| Directions for this task |
Leaving out every picture, quote the data below exactly as it appears.

| Collected data |

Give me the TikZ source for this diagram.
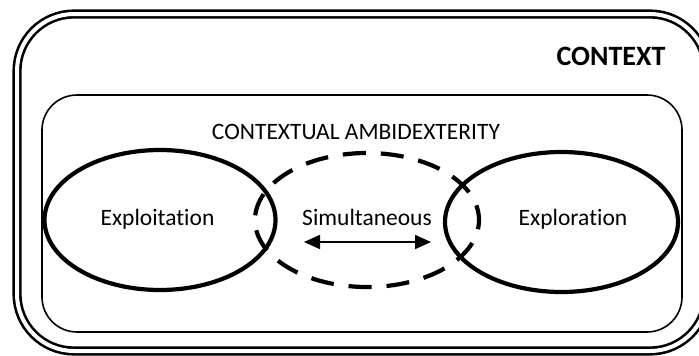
\documentclass[tikz,border=0pt]{standalone}
\usepackage{fontspec}
\setmainfont[Ligatures=NoCommon]{Carlito}
\usetikzlibrary{shapes.geometric,arrows.meta}
\begin{document}
\begin{tikzpicture}[x=1pt,y=-1pt,
  txt/.style={anchor=base,inner sep=0pt,font=\fontsize{23.5}{28}\selectfont},
  bigtxt/.style={anchor=base,inner sep=0pt,font=\bfseries\fontsize{28}{32}\selectfont},
  field/.style={ellipse,draw,line width=4.2pt,inner sep=0pt},
  bridge/.style={ellipse,draw,line width=4.2pt,inner sep=0pt,dash pattern=on 23pt off 15pt,dash phase=8pt}]
\useasboundingbox (0,0) rectangle (699,356);
\clip (0,0) rectangle (699,356);
% outer frame: double rounded border
\draw[line width=2.6pt,double,double distance=4pt,rounded corners=57pt]
  (17,14) rectangle (707,351);
% inner frame
\draw[line width=1.6pt,rounded corners=35pt] (42,95) rectangle (682,332);
% titles
\node[bigtxt] (ctx) at (611,65) {CONTEXT};
\node[txt] (amb) at (356,139) {CONTEXTUAL AMBIDEXTERITY};
% the three regions
\node[field,minimum width=231pt,minimum height=140pt] (expt) at (160,220) {};
\node[field,minimum width=233pt,minimum height=140pt] (expr) at (561.5,222) {};
\node[bridge,minimum width=224pt,minimum height=134pt] (sim) at (367,220) {};
\node[txt] (lexpt) at (157.5,225) {Exploitation};
\node[txt] (lexpr) at (573,225) {Exploration};
\node[txt] (lsim) at (367,225) {Simultaneous};
% two-way arrow between the regions
\coordinate (al) at (304,242);
\coordinate (ar) at (431,242);
\draw[line width=1.8pt,{Stealth[length=16pt,width=14pt,inset=0pt]}-{Stealth[length=16pt,width=14pt,inset=0pt]}] (al) -- (ar);
\end{tikzpicture}
\end{document}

| Solution |
Give me the TikZ source for this diagram.
\documentclass[tikz,border=0pt]{standalone}
\usepackage{fontspec}
\setmainfont[Ligatures=NoCommon]{Carlito}
\usetikzlibrary{shapes.geometric,arrows.meta}
\begin{document}
\begin{tikzpicture}[x=1pt,y=-1pt,
  txt/.style={anchor=base,inner sep=0pt,font=\fontsize{23.5}{28}\selectfont},
  bigtxt/.style={anchor=base,inner sep=0pt,font=\bfseries\fontsize{28}{32}\selectfont},
  field/.style={ellipse,draw,line width=4.2pt,inner sep=0pt},
  bridge/.style={ellipse,draw,line width=4.2pt,inner sep=0pt,dash pattern=on 23pt off 15pt,dash phase=8pt}]
\useasboundingbox (0,0) rectangle (699,356);
\clip (0,0) rectangle (699,356);
% outer frame: double rounded border
\draw[line width=2.6pt,double,double distance=4pt,rounded corners=57pt]
  (17,14) rectangle (707,351);
% inner frame
\draw[line width=1.6pt,rounded corners=35pt] (42,95) rectangle (682,332);
% titles
\node[bigtxt] (ctx) at (611,65) {CONTEXT};
\node[txt] (amb) at (356,139) {CONTEXTUAL AMBIDEXTERITY};
% the three regions
\node[field,minimum width=231pt,minimum height=140pt] (expt) at (160,220) {};
\node[field,minimum width=233pt,minimum height=140pt] (expr) at (561.5,222) {};
\node[bridge,minimum width=224pt,minimum height=134pt] (sim) at (367,220) {};
\node[txt] (lexpt) at (157.5,225) {Exploitation};
\node[txt] (lexpr) at (573,225) {Exploration};
\node[txt] (lsim) at (367,225) {Simultaneous};
% two-way arrow between the regions
\coordinate (al) at (304,242);
\coordinate (ar) at (431,242);
\draw[line width=1.8pt,{Stealth[length=16pt,width=14pt,inset=0pt]}-{Stealth[length=16pt,width=14pt,inset=0pt]}] (al) -- (ar);
\end{tikzpicture}
\end{document}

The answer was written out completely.